Table 8-1: Brief description of the six issues regarding independence for the Netherlands.
1. The board structures available to the company
The dual board structure is the standard board structure in the Netherlands. For companies that fall within the ambit of the structure regime, a dual board structure is mandatory. For other companies it was already possible to establish a unitary board structure. A new act makes it possible for all companies to establish a unitary board structure.
2. The appointment of supervisors
Normally, the appointment of supervisors is the task of the general meeting. Supervisors in companies that fall within the ambit of the structure regime are appointed by the general meeting on the nomination and proposal of the supervisory board itself or the NEDs themselves. However, the general meeting and the works council have an enhanced right of recommendation for one-third of the supervisory board.
3. The removal or suspension of supervisors
Normally, the removal or suspension of supervisors is a task of the general meeting. Supervisory directors in companies within the ambit of the structure regime may not be removed or suspended individually. The general meeting can adopt a motion of no confidence for the entire supervisory board with immediate dismissal. The Enterprises Division of the Court of Appeal in Amsterdam can remove a single supervisory director upon application by the entire supervisory board.
4. The independence criteria and their application
The independence criteria are listed in subsection 8.2.4. They focus on eight relationships and circumstances, which cover family relationships, employment, additional payments, business relationship, cross-directorships, share-ownership and temporary management tasks.

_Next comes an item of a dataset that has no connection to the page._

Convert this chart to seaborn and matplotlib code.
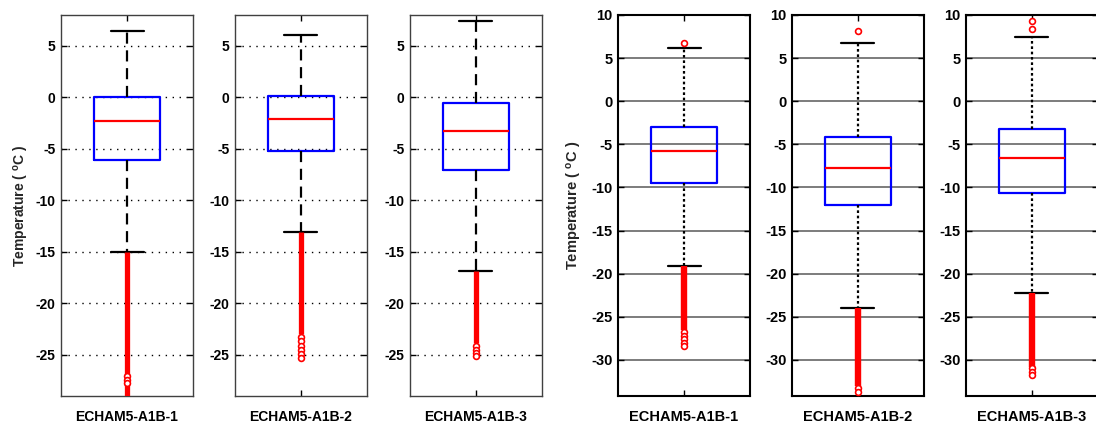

At most one supervisory director may be non-independent.
5. Other parts of law or regulations that influence the independence of supervisors
Persons employed by the company or a dependent company or officers and persons employed by an employees’ organisation may not hold a position as supervisor in companies that fall within the ambit of the structure regime.In case of conflicts of interest in a transaction, the supervisor may not be involved in the decision on that particular transaction.The supervisory board should annually evaluate its own performance and that of its board committees and members. A statement about the evaluation should be made in the annual report. Companies should consider diversity in their outline profile of the supervisory board. Companies that fall within the ambit of the structure regime must have at least 30 per cent men and at least 30 per cent women on their (supervisory) board.
6. Enforcement of the requirements regarding independence
Companies are required to include a corporate governance chapter in their annual report, in which they mention whether they comply with the principles and best practices provided in DCGC or explain and motivate why they do not.